For anyone who’s devoted time and effort to building up their social media presence, the idea of voluntarily abandoning 200,000+ followers on Twitter and almost 570,000 on Instagram, as well as over 420,000 Facebook likes, must seem crazy. But that’s exactly what LUSH did in April 2019.
The self-styled inventor of the bath bomb told its predominantly young, ethically-minded and environmentally-conscious customer base that it was ‘tired of fighting with algorithms’ and did not want to ‘pay to appear’ in newsfeeds.
“We don't want to limit ourselves to holding conversations in one place; we want social to be placed back in the hands of our communities - from our founders to our friends,” it declared in a statement (posted on Twitter – go figure).
The marketing world was stunned.
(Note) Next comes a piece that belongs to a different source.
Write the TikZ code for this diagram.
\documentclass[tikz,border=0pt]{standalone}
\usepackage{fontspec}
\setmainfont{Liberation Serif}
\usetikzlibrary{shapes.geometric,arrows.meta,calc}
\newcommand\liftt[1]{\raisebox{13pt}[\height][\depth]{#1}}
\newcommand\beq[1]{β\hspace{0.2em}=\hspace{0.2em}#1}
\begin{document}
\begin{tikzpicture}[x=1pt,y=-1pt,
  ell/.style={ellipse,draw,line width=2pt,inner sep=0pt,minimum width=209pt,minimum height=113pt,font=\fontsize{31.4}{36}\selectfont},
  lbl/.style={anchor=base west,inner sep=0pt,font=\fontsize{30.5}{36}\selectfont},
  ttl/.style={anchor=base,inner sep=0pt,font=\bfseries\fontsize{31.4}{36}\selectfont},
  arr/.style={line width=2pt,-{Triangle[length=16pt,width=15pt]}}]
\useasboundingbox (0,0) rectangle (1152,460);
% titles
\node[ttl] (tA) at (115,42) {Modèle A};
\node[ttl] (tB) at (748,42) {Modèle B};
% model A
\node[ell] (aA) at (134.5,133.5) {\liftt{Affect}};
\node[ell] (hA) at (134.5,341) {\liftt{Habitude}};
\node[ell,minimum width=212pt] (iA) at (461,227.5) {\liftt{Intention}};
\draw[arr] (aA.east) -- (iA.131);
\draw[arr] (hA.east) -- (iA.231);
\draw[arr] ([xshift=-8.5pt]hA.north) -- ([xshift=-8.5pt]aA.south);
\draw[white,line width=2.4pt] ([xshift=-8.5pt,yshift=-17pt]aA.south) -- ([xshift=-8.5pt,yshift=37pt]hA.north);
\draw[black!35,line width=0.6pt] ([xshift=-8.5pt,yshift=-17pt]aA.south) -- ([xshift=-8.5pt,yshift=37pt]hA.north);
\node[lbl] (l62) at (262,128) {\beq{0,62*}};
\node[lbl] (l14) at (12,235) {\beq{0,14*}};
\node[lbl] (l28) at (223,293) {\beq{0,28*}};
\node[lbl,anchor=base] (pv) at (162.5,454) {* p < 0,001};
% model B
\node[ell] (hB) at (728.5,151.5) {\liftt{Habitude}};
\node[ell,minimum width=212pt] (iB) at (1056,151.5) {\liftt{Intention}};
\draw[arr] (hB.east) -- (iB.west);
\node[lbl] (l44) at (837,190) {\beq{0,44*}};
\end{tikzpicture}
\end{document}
The need to be visible on social media platforms has become an article of faith: to deliberately disconnect felt like a kind of heresy. But when a company turning over almost a billion pounds a year believes it can survive without social, it’s got to be worth asking ourselves a few searching questions, too.
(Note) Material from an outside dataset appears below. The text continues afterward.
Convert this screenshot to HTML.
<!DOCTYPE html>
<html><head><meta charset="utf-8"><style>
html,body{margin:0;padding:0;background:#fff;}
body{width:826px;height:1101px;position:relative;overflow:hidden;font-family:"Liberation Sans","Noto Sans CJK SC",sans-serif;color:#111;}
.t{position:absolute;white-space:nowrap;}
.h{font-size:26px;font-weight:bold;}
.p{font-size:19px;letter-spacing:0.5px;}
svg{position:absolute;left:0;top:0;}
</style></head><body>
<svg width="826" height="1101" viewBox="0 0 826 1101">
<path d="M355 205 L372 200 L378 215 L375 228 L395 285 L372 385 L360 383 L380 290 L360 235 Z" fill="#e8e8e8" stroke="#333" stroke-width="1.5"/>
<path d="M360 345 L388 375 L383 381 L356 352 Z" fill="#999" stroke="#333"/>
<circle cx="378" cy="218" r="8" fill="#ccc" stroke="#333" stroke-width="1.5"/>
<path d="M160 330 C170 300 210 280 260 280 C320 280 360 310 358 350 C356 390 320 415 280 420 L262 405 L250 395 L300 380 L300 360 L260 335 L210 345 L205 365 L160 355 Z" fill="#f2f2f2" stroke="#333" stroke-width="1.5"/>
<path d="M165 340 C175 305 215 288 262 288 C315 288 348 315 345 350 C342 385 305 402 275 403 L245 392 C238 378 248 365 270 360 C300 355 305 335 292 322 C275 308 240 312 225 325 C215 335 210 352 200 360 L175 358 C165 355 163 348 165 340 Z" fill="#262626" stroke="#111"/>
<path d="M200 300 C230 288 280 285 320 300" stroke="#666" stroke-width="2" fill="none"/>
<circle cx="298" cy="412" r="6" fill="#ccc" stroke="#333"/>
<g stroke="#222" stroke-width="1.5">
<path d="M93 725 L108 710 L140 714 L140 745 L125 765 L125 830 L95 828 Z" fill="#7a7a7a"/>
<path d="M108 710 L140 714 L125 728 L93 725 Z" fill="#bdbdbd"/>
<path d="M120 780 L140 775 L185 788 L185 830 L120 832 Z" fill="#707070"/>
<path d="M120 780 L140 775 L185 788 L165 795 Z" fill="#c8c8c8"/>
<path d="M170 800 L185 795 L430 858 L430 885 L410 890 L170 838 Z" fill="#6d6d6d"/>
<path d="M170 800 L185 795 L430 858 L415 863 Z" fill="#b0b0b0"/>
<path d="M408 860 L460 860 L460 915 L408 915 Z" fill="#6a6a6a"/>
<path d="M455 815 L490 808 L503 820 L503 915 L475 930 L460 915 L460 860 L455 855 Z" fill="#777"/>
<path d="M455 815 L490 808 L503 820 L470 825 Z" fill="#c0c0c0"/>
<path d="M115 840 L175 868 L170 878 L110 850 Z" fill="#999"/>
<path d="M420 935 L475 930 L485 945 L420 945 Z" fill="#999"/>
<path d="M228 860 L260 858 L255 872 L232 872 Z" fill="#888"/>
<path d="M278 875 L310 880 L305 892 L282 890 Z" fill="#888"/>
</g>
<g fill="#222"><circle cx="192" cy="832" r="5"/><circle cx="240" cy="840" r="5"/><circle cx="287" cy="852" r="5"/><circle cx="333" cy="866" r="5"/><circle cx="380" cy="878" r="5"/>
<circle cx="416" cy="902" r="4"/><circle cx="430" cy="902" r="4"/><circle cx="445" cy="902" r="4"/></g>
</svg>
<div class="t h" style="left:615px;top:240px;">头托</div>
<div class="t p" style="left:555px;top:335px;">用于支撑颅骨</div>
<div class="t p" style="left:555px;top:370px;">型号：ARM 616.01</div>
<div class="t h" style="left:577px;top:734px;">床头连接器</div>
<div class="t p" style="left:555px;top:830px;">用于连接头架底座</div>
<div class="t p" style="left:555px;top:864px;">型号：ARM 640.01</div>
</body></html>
If your customer base is mainly local, is a global online presence of any real value? Have you got something genuinely important, interesting and informative to say to people, or are you just trying to fill space? Is someone who Likes you from Australia ever likely to become a customer? If only one of your 10,000 followers ever buys something from you, what do the other 9,999 add to your business? And if all 10,000 suddenly DID place orders or get in touch, could you actually cope?
These days, we’re routinely approached by companies worried about their social media presence (or, usually, their lack of one). Our message is always the same. Social media is a marketing channel, that’s all; and like all marketing activity, there has to be proper thinking, analysis, strategy and purpose behind it. If it’s not appropriate or cost-effective for your business to invest time and resources in it, there’s no law that says you have to. For some businesses, it’s absolutely the right thing: for others, standing on a box on a street corner and yelling into a megaphone would probably be just as effective.
For LUSH, the calculation was that social media was hindering effective engagement with its customers, rather than helping. Instead, it’s pouring its energies and efforts into its (brilliantly designed) website, where branded photos and engaging, relevant copy that its customers actually want view and read provide the hook.
Whether it made the right choice, only time will tell; but it was certainly a bold and thought-provoking one. Which poses another:#WhatAboutYou?